In the big picture there is a transmitter, a receiver and firmware for each.  As for the transmitter, since I am using an X20S and I keep the firmware updated with Ethos Suite I know that this half of the equation is fine.  The second half of the equation is the firmware on the receiver. What is it? The older ACCST receivers came from an era before we could store the information about the receiver in the transmitter's model file.  All the modern FrSky receivers  (Archer, TD, TW, TD Pro) now store the receiver firmware in the model file which you can find under "info."  But, for the older ACCST receivers, they don't store information.

About three years ago I spent an evening updating all my ACCST receivers to ACCST V2. I think I had 30 planes at the time on the older ACCST V1. Each update took around 3 or 4 minutes.  I did it once, and I was done.  It wasn't the slightest bit difficult.  Now every plane can be used along with my Tandem transmitter. Clearly, this receiver in question was missed. 

Now, why did this plane lose reception and crash in the first place?  Knowing what I know now I can speculate that I had at the time a newer version of ACCST V1 firmware on my Taranis transmitter and this FrSky G-RX8 receiver was dealer old stock.  It may have had a very ancient version of ACCST on it, and I never updated the firmware before I put it in the plane.  There was a bug in ACCST V1 which does lock out the servo, momentarily.  The crash may have been caused by this bug.  Had I simply updated the receiver prior to putting it in the plane, the crash would have been avoided.






Updating old receivers


Part of my workflow with receivers is to check www.FrSky-RC.com and search for firmware.  I always update the receivers to the latest firmware. The Archer Plus SR8 received an "over the air' firmware update which means that the receiver stayed in the plane, no unplugging servos was required. This FrSky G-RX8 receiver needed an old school SmartPort update.  Here are the steps.


1. I found an update for this receiver which was only a few months old in the download section of for this receiver.  Yes, we do update receivers, even aging ones like this one on a fairly routine basis. 

2. I downloaded the firmware, extracted the file from the zip file.

3. I loaded the firmware  into a directory I made called "firmware" on my SD card of my Tandem transmitter. I created a subfolder known as RX and created a folder called G-RX.

4. I flashed the receiver via external device.  It required the strange little cable that came with the receiver in order to do this.

5.  I bound, and performed a range check.
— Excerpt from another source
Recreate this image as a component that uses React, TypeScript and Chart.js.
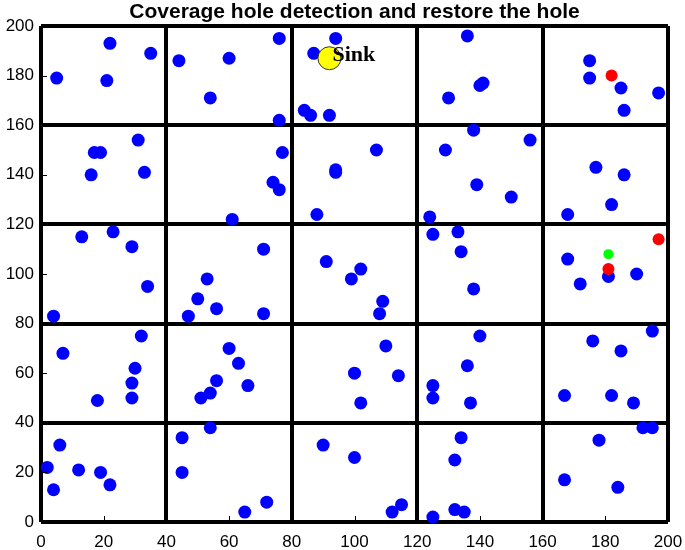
import React, { useEffect, useRef } from "react";
import { Chart, registerables } from "chart.js";

Chart.register(...registerables);

const titleText = "Coverage hole detection and restore the hole";
const tickValues = [0, 20, 40, 60, 80, 100, 120, 140, 160, 180, 200];

const nodesX = [
  5, 22, 35, 21, 44, 60, 76, 54, 76, 94, 87, 84, 86, 92, 136, 140, 141, 130, 175, 175, 185, 197, 186,
  31, 17, 19, 16, 33, 77, 74, 76, 61, 107, 94, 94, 88, 138, 156, 129, 139, 150, 124, 177, 186, 182, 168,
  13, 23, 29, 34, 4, 71, 53, 50, 56, 47, 71, 91, 102, 99, 109, 108, 125, 133, 134, 138, 168, 181, 190, 172,
  32, 7, 30, 29, 29, 18, 60, 63, 56, 66, 54, 51, 110, 100, 114, 102, 140, 136, 125, 125, 137, 195, 176, 185, 167, 182, 189,
  6, 2, 12, 19, 22, 4, 54, 45, 45, 72, 65, 90, 100, 115, 112, 134, 132, 132, 135, 125, 192, 195, 178, 167, 184,
];
const nodesY = [
  179, 193, 189, 178, 186, 187, 195, 171, 162, 195, 189, 166, 164, 164, 196, 176, 177, 171, 186, 179, 175, 173, 166,
  154, 149, 149, 140, 141, 149, 137, 134, 122, 150, 142, 141, 124, 158, 154, 150, 136, 131, 123, 143, 140, 128, 124,
  115, 117, 111, 95, 83, 110, 98, 90, 86, 83, 84, 105, 102, 98, 89, 84, 116, 117, 109, 94, 106, 99, 100, 96,
  75, 68, 62, 56, 50, 49, 70, 64, 57, 55, 52, 50, 71, 60, 59, 48, 75, 63, 55, 50, 48, 77, 73, 69, 51, 51, 48,
  31, 22, 21, 20, 15, 13, 38, 34, 20, 8, 4, 31, 26, 7, 4, 34, 25, 5, 4, 2, 38, 38, 33, 17, 14,
];
const holeX = [182, 197, 181];
const holeY = [180, 114, 102];
const restoreX = [181];
const restoreY = [108];
const sinkX = [92];
const sinkY = [187];
const sinkLabel = "Sink";

const toPoints = (xs: number[], ys: number[]) => xs.map((x, i) => ({ x, y: ys[i] }));

const overlayPlugin = {
  id: "overlay",
  afterDatasetsDraw(chart: any) {
    const { ctx, scales } = chart;
    const xs = scales.x;
    const ys = scales.y;
    const area = chart.chartArea;
    ctx.save();
    ctx.strokeStyle = "#000";
    ctx.lineWidth = 1;
    for (const v of tickValues) {
      if (v % 40 === 0) continue;
      const px = Math.round(xs.getPixelForValue(v)) + 0.5;
      ctx.beginPath();
      ctx.moveTo(px, area.bottom);
      ctx.lineTo(px, area.bottom - 6);
      ctx.stroke();
      const py = Math.round(ys.getPixelForValue(v)) + 0.5;
      ctx.beginPath();
      ctx.moveTo(area.left, py);
      ctx.lineTo(area.left + 6, py);
      ctx.stroke();
    }
    const sx = xs.getPixelForValue(sinkX[0]);
    const sy = ys.getPixelForValue(sinkY[0]);
    ctx.fillStyle = "#000";
    ctx.font = "bold 22px 'Liberation Serif', 'DejaVu Serif', serif";
    ctx.textAlign = "left";
    ctx.textBaseline = "alphabetic";
    ctx.fillText(sinkLabel, sx + 3, sy + 3);
    ctx.restore();
  },
};

export default function App() {
  const canvasRef = useRef<HTMLCanvasElement | null>(null);

  useEffect(() => {
    if (!canvasRef.current) return;
    const gridColor = (c: any) =>
      c.tick && c.tick.value % 40 === 0 ? "#000" : "rgba(0,0,0,0)";
    const tickFont = { family: "'Liberation Sans', Arial, sans-serif", size: 17 };
    const chart = new Chart(canvasRef.current, {
      type: "scatter",
      data: {
        datasets: [
          {
            label: "restore",
            data: toPoints(restoreX, restoreY),
            backgroundColor: "#00ff00",
            borderWidth: 0,
            pointRadius: 5,
            order: 1,
            clip: false,
          } as any,
          {
            label: "hole",
            data: toPoints(holeX, holeY),
            backgroundColor: "#ff0000",
            borderWidth: 0,
            pointRadius: 6,
            order: 2,
            clip: false,
          },
          {
            label: "sink",
            data: toPoints(sinkX, sinkY),
            backgroundColor: "#ffff00",
            borderColor: "#333",
            borderWidth: 1,
            pointRadius: 11.5,
            order: 3,
            clip: false,
          },
          {
            label: "nodes",
            data: toPoints(nodesX, nodesY),
            backgroundColor: "#0000ff",
            borderWidth: 0,
            pointRadius: 6.5,
            order: 4,
            clip: false,
          },
        ],
      },
      options: {
        animation: false,
        responsive: false,
        layout: { padding: { left: 0, right: 17, top: 0, bottom: 0 } },
        plugins: {
          legend: { display: false },
          tooltip: { enabled: false },
          title: {
            display: true,
            fullSize: false,
            text: titleText,
            color: "#000",
            font: { family: "'Liberation Sans', Arial, sans-serif", size: 21, weight: "bold", lineHeight: 1 },
            padding: { top: 2, bottom: 3 },
          },
        },
        scales: {
          x: {
            type: "linear",
            min: 0,
            max: 200,
            ticks: { stepSize: 20, color: "#000", font: tickFont, padding: 10, maxRotation: 0 },
            grid: { color: gridColor, lineWidth: 4, drawTicks: false },
            border: { display: false },
            afterFit: (s: any) => {
              s.height = 28;
              s.paddingLeft = 0;
              s.paddingRight = 0;
            },
          },
          y: {
            type: "linear",
            min: 0,
            max: 200,
            ticks: { stepSize: 20, color: "#000", font: tickFont, padding: 7 },
            grid: { color: gridColor, lineWidth: 4, drawTicks: false },
            border: { display: false },
            afterFit: (s: any) => {
              s.width = 41;
              s.paddingTop = 0;
              s.paddingBottom = 0;
            },
          },
        },
      },
      plugins: [overlayPlugin],
    });
    return () => chart.destroy();
  }, []);

  return (
    <div style={{ position: "absolute", left: 0, top: 0, width: 685, height: 550, background: "#fff" }}>
      <canvas ref={canvasRef} width={685} height={550} style={{ display: "block" }} />
    </div>
  );
}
A little gem of a receiver


The  G-RX8 is a glider receiver. The G for glider, RX for the series it came from and 8 for 8 channels.  The receiver has a variometer which allows me to keep track of altitude  and vertical airspeed. It also has link quality and RSSI.  More telemetry than I need for something that won't stray further than a few hundred feet at any given point.  

There is no need to fear the old stuff.  As long as it can be flashed to ACCST V2, you're golden


Should you use old receivers?

In the past year I've had a couple of people tell me that they crashed their plane and somehow the only logical conclusion was that it was due to the receiver.  We test them, found that they were working fine and ended up with a functioning receiver that we cannot resell.  So, I end up with them.    I've put them in my own personal planes just to prove the point that it's not the receivers that are at issue.  Six months to a year later, they are still fine.

I know it's taboo to pull out receivers from a crashed plane.  You never know how damaged the board may be.  Yes, it's a risk. If I was flying something large, and valuable I wouldn't hesitate to buy a new receiver.  Still, these receivers didn't have bent pins or signs that they had much impact damage.  


Which leads back to the main question, when someone hands you a box of old receivers, where have they been?  You can assume that they came out of crashed planes at one point or another and then decide what to do.  

The problem with FrSky is the receivers don't coast all that much.  You can buy a used X8R for $20 or buy a new Archer Plus R8 for  under $40.  The new R8 has better range, better interference protection, FBUS, assignable pins and has both ACCST v2 and ACCESS built in.  Plus it's factory new and potentially not out of a plane that went down in a horrific crash.

I've got a garage full of cheap foam planes that I've mostly had my fun with.  I've got planes I can easily risk a good  crash or two.  Dropping in a used receiver isn't much of an issue. Part of the fun I have these days is rehabbing my old planes and fixing my mistakes.    With that being said, every now and then I throw out the foam of a beloved plane, buy updated components and start all over again.  When it's a plane I toil over it gets a new receiver.